Software will eat the world. That’s what they say, but IoT is inherently not only software. When it comes to looking at hardware startups, or even products, you need to look at a lot of moving parts. Potential investors need to look at hardware in a very different way than software investing.
If software is a 747 aircraft that can change course rather quickly and arrive at your destination in a relatively short amount of time, hardware is an ocean liner. It takes much longer to get to where you’re going and if you need to pivot to find market fit, it will take much longer to turn the ship around.
Investors in hardware must keep this in mind. A quick beta test with a few hundred users costs nearly nothing for a software team but can be a monumental drain on resources when designing and building hardware. Hardware teams need to look at design in a much more thoughtful way and strategize about logistics and sales of a physical product.
Hardware is software too
When developing a hardware product, teams are often building the software for that device in tandem with the actual device. Hardware is far more complex than software. It creates an additional project stream where things could go awry. Designers need to look at what market they want to sell their devices in and adapt things like power consumption and adhere to local laws.
Many hardware devices will also require safety certificates before you can start selling to the market. Developing software has a very low barrier to entry. If you have the time, you could code a piece of software and get it to market on a shoe-string budget. If you want to get a good hardware product to market, you’ll need at least a million dollars when all the elements are considered.
That obviously creates a higher barrier to market, but can also eat a startup’s cash reserve before they’ve even shipped a single unit. Runway is vital at the beginning of operations for any startup, hardware just grows the potential cost exponentially from the start.
Adoption wins the day
If you find a winner in hardware, the chances of you making a good deal of money are very high. That’s simply because of the logistics of it all. If you’re able to capitalize on the physical space that devices need in terms of shipping, warehousing, sales space, etc. — along with a software element for users — you’ll be building in significant advantages for your product adoption and also creating roadblocks for the competition.

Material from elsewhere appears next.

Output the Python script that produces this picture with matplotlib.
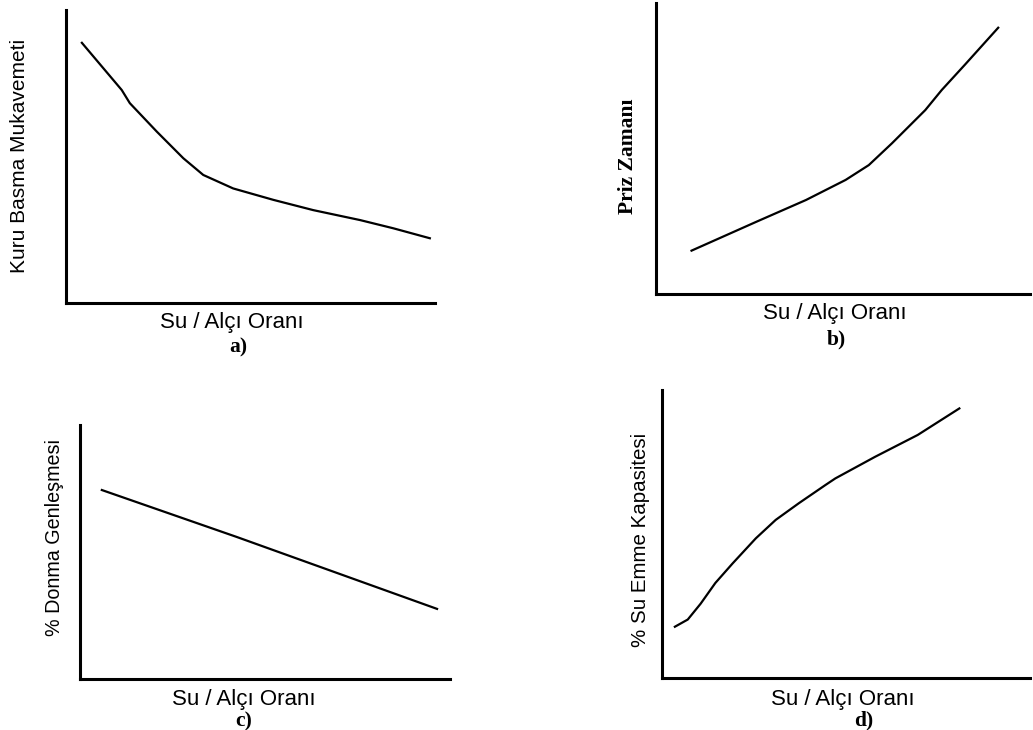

The vast majority of hardware investment goes to getting physical objects to the customers’ doors more quickly. People are quick to change software, because it’s a few clicks to get a new piece of software, but hardware isn’t switched so easily. That has real staying power and gives any hardware developer the ability to add a deeper pool of products to sell to their newly acquired customers.
If it’s broken, fix it
If you look at the number of times you run an update of an app on your phone, you know how often that software is changing. It is relatively simple to program a new feature or to fix a bug and push it to your users. If you have a bug in a hardware device however, it breaks everything.
While some of these bugs can be smoothed out with software, sometimes you’ll need a complete design overhaul to fix the problem. Not to put too finer point on it, games developers often release games now knowing that they can patch it later – gone are the days of waiting till a digital product is perfect before shipping.
So why should you invest in hardware?
Honestly, I have no idea. It’s expensive. It can take years to get a product to market and there are plenty of scenarios where the ship is sunk. That being said, if you successfully get a product to market, you have a multitude of competitive advantages.
Remember the million dollar startup cost? There are only a limited number of people that would raise that kind of money to take a shot at your idea. Or the fact that you already have manufacturing and distribution figured out. Or that your device has already been safety certified.
All of these elements, which are actually roadblocks on the way to market, become your competitive advantage. If someone wants to challenge your product directly, it’s likely that you have a two-year headstart and market dominance. If you can create more advantages in those two years, it’s likely that you’ll be the biggest ship on the ocean for quite a few years.
The hardships of hardware development are well documented, but if you know what to look for as an investor, I think you’ll start to see market defensibility as a big plus to any solid investment. This is a baked-in advantage with hardware companies.